Particularly feministic is the accidental bigamous marriage of Elfrida, in the eponymous novel Elfrida, as well as the death of Hannah, the household servant in Mr Francis Clive, who suffers a painful and protracted demise after imbibing a faulty abortifacient (abortion-inducing poultice) from an apothecary when she becomes pregnant with Clive's child. These outrageous, yet plausible, situations made Gibbes’ novels somewhat polemic in her time.

The social protestation of these types of double standards for males and females predates those reactionary works of the later feminist writers, such as Mary Hays and Mary Wollstonecraft, by nearly forty years; Wollstonecraft had positively reviewed Gibbes' work.

==Selected works==
- The Life and Adventures of Mr. Francis Clive (1764)
- History of Lady Louisa Stroud, and the Honorable Miss Caroline Stretton (1764)

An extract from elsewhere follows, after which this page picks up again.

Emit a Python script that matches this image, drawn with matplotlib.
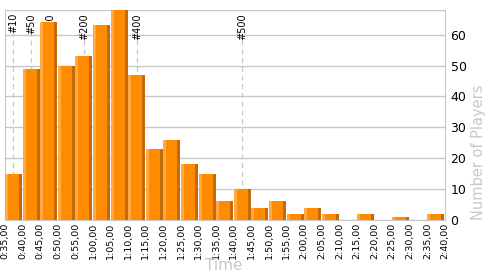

- The Woman of Fashion; or, the History of Lady Diana Dormer (1767)
- The History of Miss Pittsborough (1767)
- The History of Miss Somerville (1769)
- The Fruitless Repentance; or, the History of Miss Kitty Le Fever (1769)
- The History of Miss Eliza Musgrove (1769)
- Modern Seduction, or Innocence Betrayed; Consisting of Several Histories of the Principal Magdalens (1777)
- Friendship in a Nunnery; or, The American Fugitive (1778)
- Elfrida; or Paternal Ambition (1786)
- Zoriada: or, Village Annals (1786) – unclear, as this novel is claimed by Gibbes, but had been previously attributed to Anne Hughes.
- The Niece; or the History of Sukey Thornby (1788)
- Harty House, Calcutta (1789). Republished in 1908, which was in turn republished in 1988/1989 in US and UK editions by Pluto Press. This bicentenary edition, with the subtitle "A Novel of the days of Warren Hasting", was prepared by Monica Clough, when the author was still unknown.
- Jemima: A Novel (1795) –unclear; attributed in its printing to ‘the author of Zoriada: or, Village Annals.’
- Heaven’s Best Gifts (1798) – unclear, as this novel is also attributed to ‘Mrs. Lucius Phillips’.